WAILUKU - An effort by a group of Lanai residents to block Council Member Sol Kaho'ohalahala from serving on the Maui County Council was thrown out Friday by 2nd Circuit Judge Joseph Cardoza.

Cardoza said the proper way for citizens to seek the removal of a county elected official they believe should not be in office was through impeachment or recall. The group of 19 Lanai residents had argued that Kaho'ohalahala was not a resident of the council's Lanai residency district, and asked the judge to force him to forfeit his seat.

Cardoza said his decision was not a ruling on Kaho'ohalahala's Lanai residency, just that his challengers did not follow the correct process to seek his removal.

The Maui County Charter allows two options for removing a council member for "misfeasance, malfeasance or nonfeasance": impeachment or voter recall, noted attorney Ben Lowenthal, who represented Kaho'ohalahala.

"This is not the proper place," he said. "The procedures are very clear."

But the charter also says a council member who is convicted of a felony or who is no longer a resident of his district must forfeit his office immediately, countered attorney Ken Kupchak, representing the challengers.

"Neither felons nor nonresidents can represent the people of Lanai for any period of time on the council," Kupchak said.

But Cardoza said the challengers' argument amounted to a claim of "nonfeasance" - a claim that Kaho'ohalahala had not done his duty by failing to forfeit his seat as the law required him to do.

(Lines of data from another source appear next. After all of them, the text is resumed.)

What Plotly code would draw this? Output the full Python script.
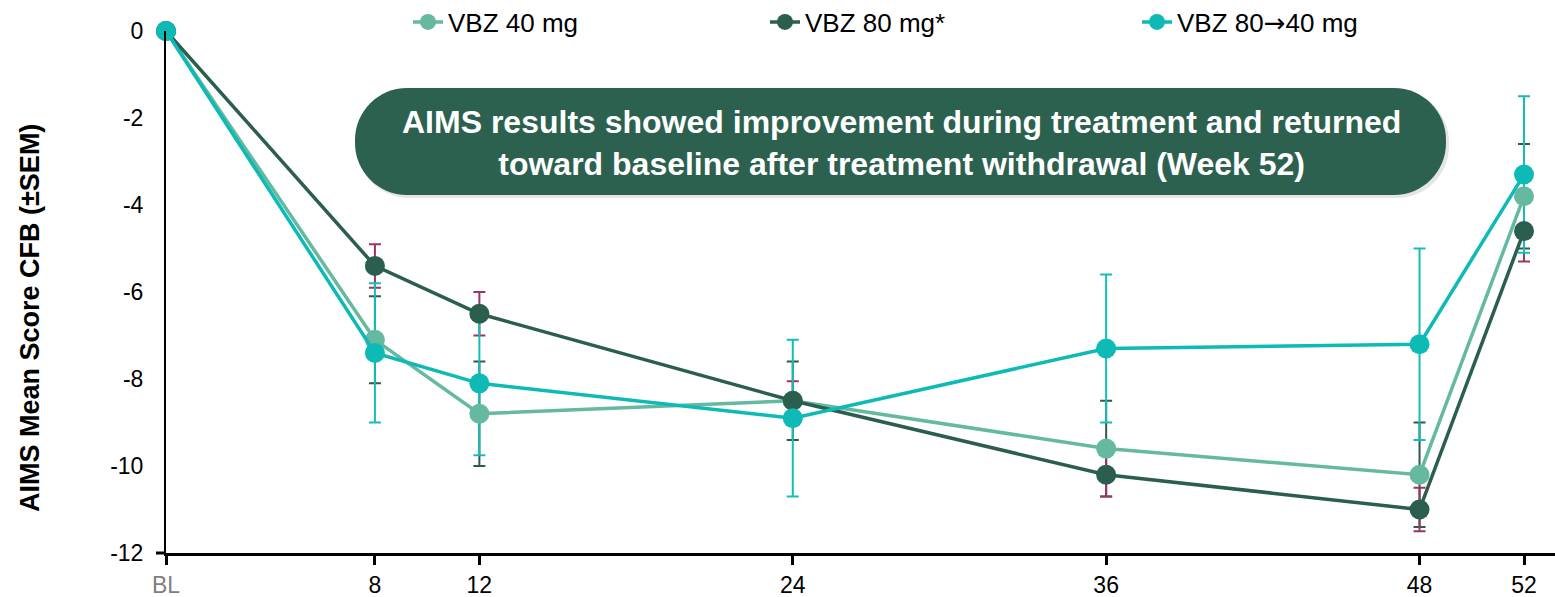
import plotly.graph_objects as go

# Study visits (weeks) and tick labels
weeks = [0, 8, 12, 24, 36, 48, 52]
week_labels = ["<span style='color:#7f7f7f'>BL</span>", "8", "12", "24", "36", "48", "52"]
score_ticks = [0, -2, -4, -6, -8, -10, -12]
score_labels = ["0", "-2", "-4", "-6", "-8", "-10", "-12"]

# AIMS mean change from baseline and SEM per arm
vbz40_mean = [0, -7.1, -8.8, -8.5, -9.6, -10.2, -3.8]
vbz40_sem = [0, 1.0, 1.2, 0.9, 1.1, 1.2, 1.2]

vbz80_mean = [0, -5.4, -6.5, -8.5, -10.2, -11.0, -4.6]
vbz80_sem = [0, 0.5, 0.5, 0.45, 0.5, 0.5, 0.7]

vbz80_40_mean = [0, -7.4, -8.1, -8.9, -7.3, -7.2, -3.3]
vbz80_40_sem = [0, 1.6, 1.65, 1.8, 1.7, 2.2, 1.8]

arms = [
    ("VBZ 40 mg", vbz40_mean, vbz40_sem, "#66B9A1", "#2E5A4C", "legend"),
    ("VBZ 80 mg*", vbz80_mean, vbz80_sem, "#2B5E4F", "#9C3464", "legend2"),
    ("VBZ 80<span style='font-family:DejaVu Sans'>\u2192</span>40 mg",
     vbz80_40_mean, vbz80_40_sem, "#0DBAB5", "#14BDB8", "legend3"),
]

W, H = 1555, 597
ML, MR, MT, MB = 166, 0, 31, 44
PW, PH = W - ML - MR, H - MT - MB
WEEK_PX = 1358 / 52.0
FONT = "Liberation Sans, Arial"


def px(x):
    return (x - ML) / PW


def py(y):
    return (H - MB - y) / PH


fig = go.Figure()

# error bars first so every marker sits above them
for name, mean, sem, color, ecolor, lg in arms:
    fig.add_trace(go.Scatter(
        x=weeks, y=mean, mode="markers",
        marker=dict(size=1, color="rgba(0,0,0,0)"),
        error_y=dict(type="data", array=sem, visible=True, color=ecolor,
                     thickness=2, width=6),
        showlegend=False, hoverinfo="skip", cliponaxis=False,
    ))

for name, mean, sem, color, ecolor, lg in arms:
    fig.add_trace(go.Scatter(
        x=weeks, y=mean, mode="lines+markers", name=name,
        line=dict(color=color, width=3.5),
        marker=dict(size=20, color=color),
        cliponaxis=False, legend=lg,
    ))


def pill(x0, y0, x1, y1, r):
    k = 0.5523 * r
    pts = [
        f"M {px(x0 + r)},{py(y0)}",
        f"L {px(x1 - r)},{py(y0)}",
        f"C {px(x1 - r + k)},{py(y0)} {px(x1)},{py(y0 + r - k)} {px(x1)},{py(y0 + r)}",
        f"L {px(x1)},{py(y1 - r)}",
        f"C {px(x1)},{py(y1 - r + k)} {px(x1 - r + k)},{py(y1)} {px(x1 - r)},{py(y1)}",
        f"L {px(x0 + r)},{py(y1)}",
        f"C {px(x0 + r - k)},{py(y1)} {px(x0)},{py(y1 - r + k)} {px(x0)},{py(y1 - r)}",
        f"L {px(x0)},{py(y0 + r)}",
        f"C {px(x0)},{py(y0 + r - k)} {px(x0 + r - k)},{py(y0)} {px(x0 + r)},{py(y0)}",
        "Z",
    ]
    return " ".join(pts)


shapes = [
    # soft shadow under the callout
    dict(type="path", xref="paper", yref="paper",
         path=pill(357, 90, 1449, 198, 52),
         fillcolor="rgba(0,0,0,0.10)", line=dict(width=0), layer="above"),
    dict(type="path", xref="paper", yref="paper",
         path=pill(355, 88, 1446, 195, 52),
         fillcolor="#2C6150", line=dict(width=0), layer="above"),
    # short stub of the x-axis line left of the y-axis
    dict(type="line", xref="paper", yref="paper",
         x0=px(156), x1=0, y0=0, y1=0, line=dict(color="black", width=3)),
]

annotations = [
    dict(text="<b>AIMS results showed improvement during treatment and returned<br>"
              "toward baseline after treatment withdrawal (Week 52)</b>",
         xref="paper", yref="paper", x=px(901), y=py(143),
         xanchor="center", yanchor="middle", showarrow=False, align="center",
         font=dict(family=FONT, size=32, color="white")),
    dict(text="<b>AIMS Mean Score CFB (\u00b1SEM)</b>",
         xref="paper", yref="paper", x=px(30), y=py(318),
         xanchor="center", yanchor="middle", textangle=-90, showarrow=False,
         font=dict(family=FONT, size=27, color="black")),
]

legend_common = dict(orientation="h", yanchor="middle", xanchor="left",
                     bgcolor="rgba(0,0,0,0)", borderwidth=0,
                     font=dict(family=FONT, size=26, color="black"))

fig.update_layout(
    width=W, height=H,
    margin=dict(l=ML, r=MR, t=MT, b=MB, autoexpand=False),
    paper_bgcolor="white", plot_bgcolor="white",
    font=dict(family=FONT, color="black"),
    xaxis=dict(range=[0, PW / WEEK_PX], tickvals=weeks, ticktext=week_labels,
               showgrid=False, zeroline=False, showline=True, linecolor="black",
               linewidth=3, ticks="outside", ticklen=9, tickwidth=2.5,
               tickcolor="black", tickfont=dict(size=23, color="black"),
               ticklabelstandoff=0, automargin=False),
    yaxis=dict(range=[-12, 0], tickvals=score_ticks, ticktext=score_labels,
               showgrid=False, zeroline=False, showline=True, linecolor="black",
               linewidth=2, ticks="", tickfont=dict(size=23, color="black"),
               ticklabelstandoff=16, automargin=False),
    legend=dict(x=px(408), y=py(22), **legend_common),
    legend2=dict(x=px(765), y=py(22), **legend_common),
    legend3=dict(x=px(1137), y=py(22), **legend_common),
    shapes=shapes,
    annotations=annotations,
)

fig.write_html("out.html")
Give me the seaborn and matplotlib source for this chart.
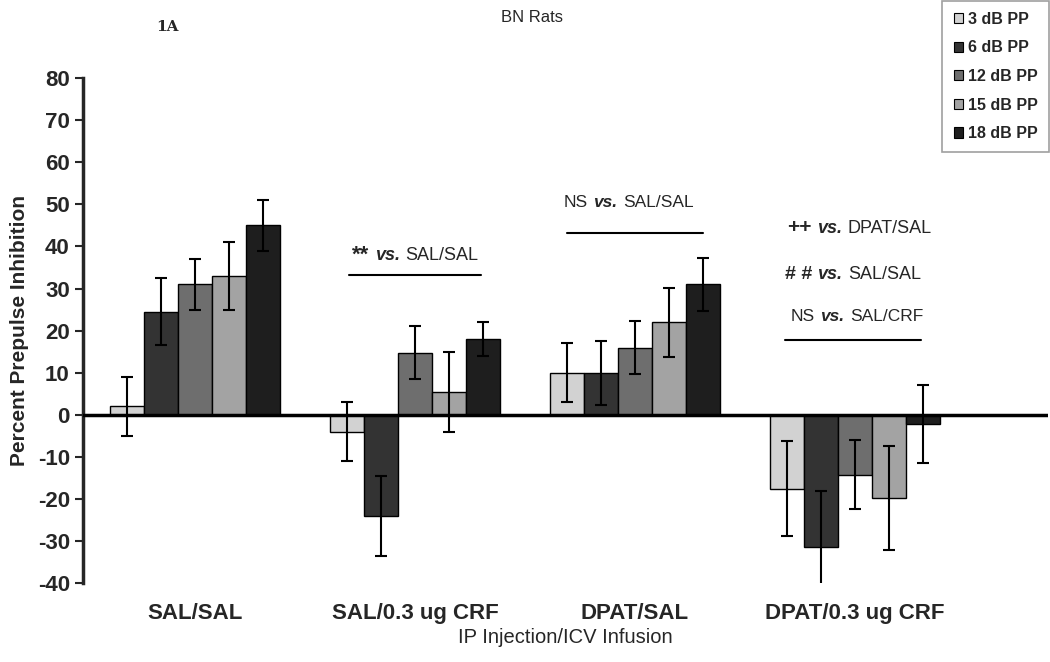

"The proper procedure to be followed would be to initiate an impeachment proceeding," he said as he dismissed the petition.

Kaho'ohalahala declined to comment after the ruling.

"You heard the judge," he said outside the courtroom.

But Kupchak said the ruling would provide felons or nonresidents on the council a new degree of "immunity" that wasn't intended in the County Charter.

Kaho'ohalahala was born and lived for much of his life on Lanai but in recent years he has lived with his wife in Lahaina while working on Maui. Shortly before he filed papers in July to run for the council, he changed his voter registration from Lahaina to Lanai.

In November, the state Board of Registration ruled that Kaho'ohalahala was a resident of Lahaina - not Lanai - in a decision that applied specifically to his status as a voter, not as a candidate or elected official. Kaho'ohalahala and Maui County appealed the decision, and the case is pending before the Intermediate Court of Appeals.

The Hawaii Supreme Court previously threw out a request by Kaho'ohalahala's defeated opponent, John Ornellas, that the election be overturned. The court found that Ornellas was challenging Kaho'ohalahala's eligibility to run for office, which the law required him to do before the election.

Throughout the dispute, Kaho'ohalahala and his attorneys have argued that he intends to return to Lanai and has made arrangements to live there with his brother in a family home in the future, meeting the legal definition of residency.